Actualment, hi ha una forta incidència de les patologies psiquiàtriques, representant un 13% del total de les malalties i 450 milions de persones afectades. L’etiologia de les patologies psiquiàtriques és desconeguda. Tot i així, evidències científiques suggereixen un mal desenvolupament del sistema nerviós (SN). El diagnòstic és poc precís, i els manuals internacionals (ICD-10 i DSM-IV) identifiquen les patologies d’acord a un llistat de símptomes, però sense cap causa biològica subjacent de la patologia. L’objectiu de la tesi és la identificació de biomarcadors potencials –relacionats en el desenvolupament del SN- en sang perifèrica de pacients diagnosticats amb diferents patologies mentals, com ara els trastorns de l’espectre autista (TEA), esquizofrènia i desordres bipolars. És pretén contribuir amb la millora del diagnòstic, el pronòstic i el tractament de les persones que les pateixen. La tesi s’estructura en 4 capítols: 1) estudi de les neurotrofines en els TEA, on els resultats evidencien la relació d’aquesta família de molècules amb la patologia, 2) estudi de la Latrofilina-3 (LPHN3) en els TEA, on s’ha obtingut associació amb el nivell cognitiu més baix dels TEA, 3) estudi del receptor EPH A4 en les patologies d’esquizofrènia i desordres bipolars, resultats del qual no mostren associació i, per últim 4) estudi de la Ankirina-3 (ANK3) en l’esquizofrènia i els desordres bipolars, en el qual si que es troba una relació amb els desordres bipolars, però no amb l’esquizofrènia.
Actualmente, hay una fuerte incidencia de las patologías psiquiátricas, representando un 13% del total de las enfermedades y 450 millones de personas afectadas. La etiología de las patologías psiquiátricas es desconocida. Aún así, evidencias científicas sugieren un mal desarrollo del sistema nervioso (NS).

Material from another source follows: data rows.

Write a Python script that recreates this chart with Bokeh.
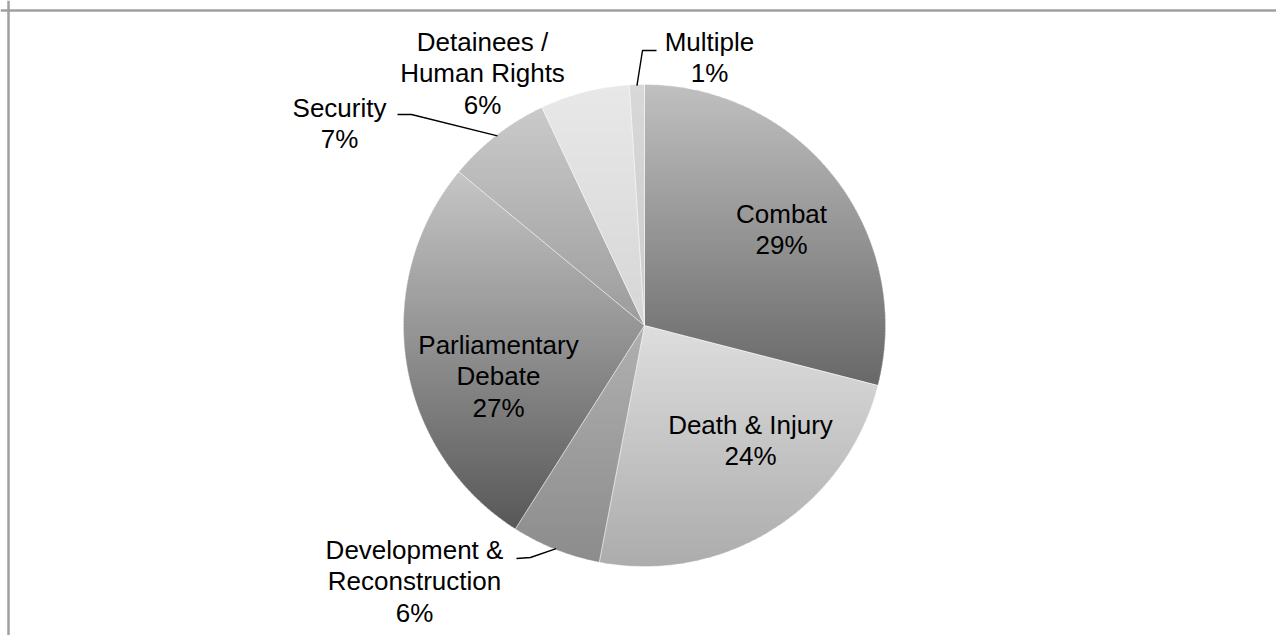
import numpy as np
from bokeh.plotting import figure
from bokeh.models import Range1d, Span, ColumnDataSource
from bokeh.core.properties import value
from bokeh.embed import file_html
from bokeh.resources import INLINE

# ---- data ----
categories = ["Combat", "Death & Injury", "Development & Reconstruction",
              "Parliamentary Debate", "Security", "Detainees / Human Rights", "Multiple"]
shares = [29, 24, 6, 27, 7, 6, 1]
label_lines = [["Combat"], ["Death & Injury"], ["Development &", "Reconstruction"],
               ["Parliamentary", "Debate"], ["Security"], ["Detainees /", "Human Rights"],
               ["Multiple"]]

# ---- layout / style ----
W, H = 1276, 635
CX, CY, R = 644, 325, 241          # pie centre / radius in page pixels
top_colors = ["#c0c0c0", "#dedede", "#b0b0b0", "#c6c6c6", "#cacaca", "#e8e8e8", "#d8d8d8"]
bot_colors = ["#686868", "#acacac", "#8c8c8c", "#585858", "#9c9c9c", "#d6d6d6", "#cccccc"]
label_pos = [(781, 213), (750, 424), (414, 549), (498, 344), (339, 107), (482, 41), (709, 41)]
LINE_H = 31.5
leader_knees = {2: [(516, 558), (530, 557)], 4: [(397, 114), (411, 114)], 6: [(656, 50), (642, 50)]}
FONT = "Liberation Sans"


def hex2rgb(h):
    h = h.lstrip("#")
    return np.array([int(h[i:i + 2], 16) for i in (0, 2, 4)], dtype=float)


def lerp_color(a, b, t):
    c = hex2rgb(a) * (1 - t) + hex2rgb(b) * t
    return "#%02x%02x%02x" % tuple(int(round(v)) for v in c)


def clip_y(poly, y0, keep_ge):
    out = []
    n = len(poly)
    for i in range(n):
        p, q = poly[i], poly[(i + 1) % n]
        pin = p[1] >= y0 if keep_ge else p[1] <= y0
        qin = q[1] >= y0 if keep_ge else q[1] <= y0
        if pin:
            out.append(p)
        if pin != qin:
            t = (y0 - p[1]) / (q[1] - p[1])
            out.append((p[0] + t * (q[0] - p[0]), y0))
    return out


def to_data(pts):
    return [x for x, y in pts], [H - y for x, y in pts]


total = float(sum(shares))
cum = np.concatenate([[0], np.cumsum(shares)]) / total * 360.0

strip_xs, strip_ys, strip_cols = [], [], []
out_xs, out_ys = [], []
mid_angles = []
for i, s in enumerate(shares):
    a0, a1 = np.radians(cum[i]), np.radians(cum[i + 1])
    mid_angles.append((a0 + a1) / 2)
    n = max(3, int((a1 - a0) / np.radians(1.0)) + 2)
    ang = np.linspace(a0, a1, n)
    poly = [(CX, CY)] + [(CX + R * np.sin(a), CY - R * np.cos(a)) for a in ang]
    ox, oy = to_data(poly)
    out_xs.append(ox)
    out_ys.append(oy)
    ymin = min(p[1] for p in poly)
    ymax = max(p[1] for p in poly)
    nstrips = max(2, int((ymax - ymin) / 3))
    edges = np.linspace(ymin, ymax, nstrips + 1)
    for k in range(nstrips):
        sub = clip_y(poly, edges[k] - 0.6, True)
        sub = clip_y(sub, edges[k + 1] + 0.6, False)
        if len(sub) < 3:
            continue
        sx, sy = to_data(sub)
        strip_xs.append(sx)
        strip_ys.append(sy)
        strip_cols.append(lerp_color(top_colors[i], bot_colors[i], (k + 0.5) / nstrips))

p = figure(width=W, height=H, x_range=Range1d(0, W), y_range=Range1d(0, H),
           output_backend="svg", toolbar_location=None, min_border=0,
           x_axis_type=None, y_axis_type=None)
p.grid.visible = False
p.outline_line_color = None
p.background_fill_color = "white"
p.border_fill_color = "white"

p.patches(xs="xs", ys="ys", fill_color="c", line_color=None,
          source=ColumnDataSource(dict(xs=strip_xs, ys=strip_ys, c=strip_cols)))
p.patches(xs=out_xs, ys=out_ys, fill_color=None, line_color="white",
          line_alpha=0.45, line_width=0.8)

# leader lines
lx, ly = [], []
for i, knees in leader_knees.items():
    a = mid_angles[i]
    end = (CX + (R - 1) * np.sin(a), CY - (R - 1) * np.cos(a))
    xs_, ys_ = to_data(knees + [end])
    lx.append(xs_)
    ly.append(ys_)
p.multi_line(xs=lx, ys=ly, line_color="black", line_width=1.4)

# labels
tx, ty, tt = [], [], []
for i, lines in enumerate(label_lines):
    x0, y0 = label_pos[i]
    allines = lines + ["%d%%" % shares[i]]
    for j, t in enumerate(allines):
        tx.append(x0)
        ty.append(H - (y0 + j * LINE_H))
        tt.append(t)
p.text(x=tx, y=ty, text=tt, text_font=value(FONT), text_font_size="26px",
       text_align="center", text_baseline="middle", text_color="black")

# chart frame (only top and left edges visible in the window)
p.add_layout(Span(location=8, dimension="height", line_color="#a0a0a0", line_width=2.5))
p.add_layout(Span(location=H - 10, dimension="width", line_color="#a0a0a0", line_width=2.5))

open("out.html", "w").write(file_html(p, INLINE))
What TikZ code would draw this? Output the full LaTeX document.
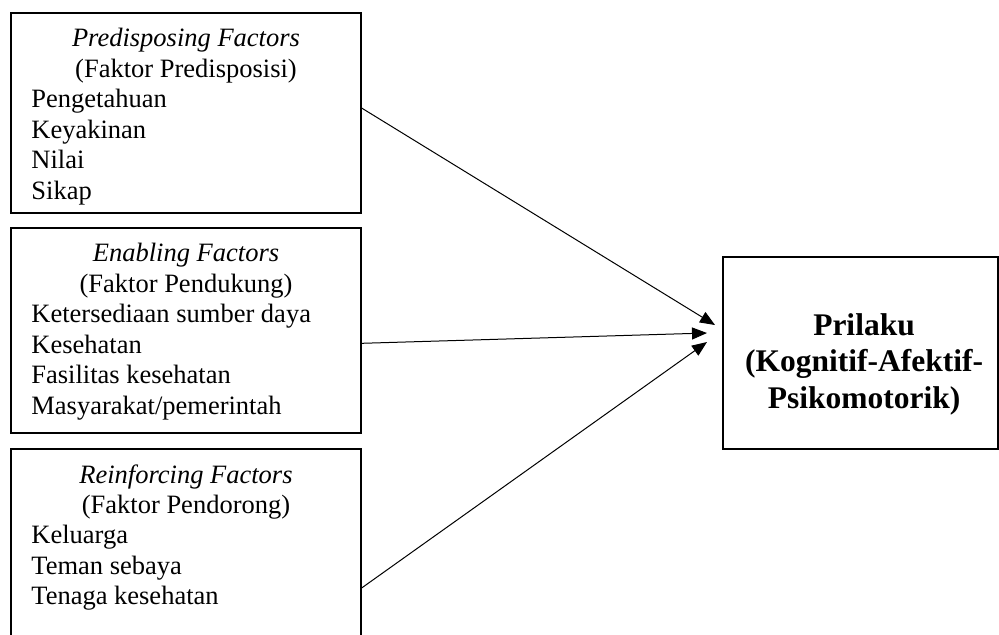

El diagnóstico es poco preciso, y los manuales internacionales (ICD-10 y DSM-IV) identifican las patologías de acuerdo a un listado de síntomas, pero sin ninguna causa biológica subyacente de la patología. El objetivo de la tesis es la identificación de biomarcadores potenciales –relacionados con el desarrollo del SN- en sangre periférica de pacientes diagnosticados con diferentes patologías mentales, como son los trastornos del espectro autista (TEA), esquizofrenia y desordenes bipolares. Se pretende contribuir en la mejora del diagnóstico, el pronóstico i el tratamiento de las personas que las padecen. La tesis se estructura en 4 capítulos: 1) estudio de las neurotrofinas en los trastornos del espectro autista (TEA), en el cual los resultados evidencian la relación de esta familia de moléculas con la patología, 2) estudio de la Latrofilina-3 (LPHN3) en los TEA, donde se ha obtenido una asociación con el nivel cognitivo más bajo de los TEA, 3) estudio del receptor EPH A4 en las patologías de la esquizofrenia y los desordenes bipolares, resultados del cual no muestran asociación y, por último 4) estudio de la Ankirina-3 (ANK3) en la esquizofrenia y los desordenes bipolares, en el cual si que se ha encontrado una relación con los desordenes bipolares, pero no con la esquizofrenia.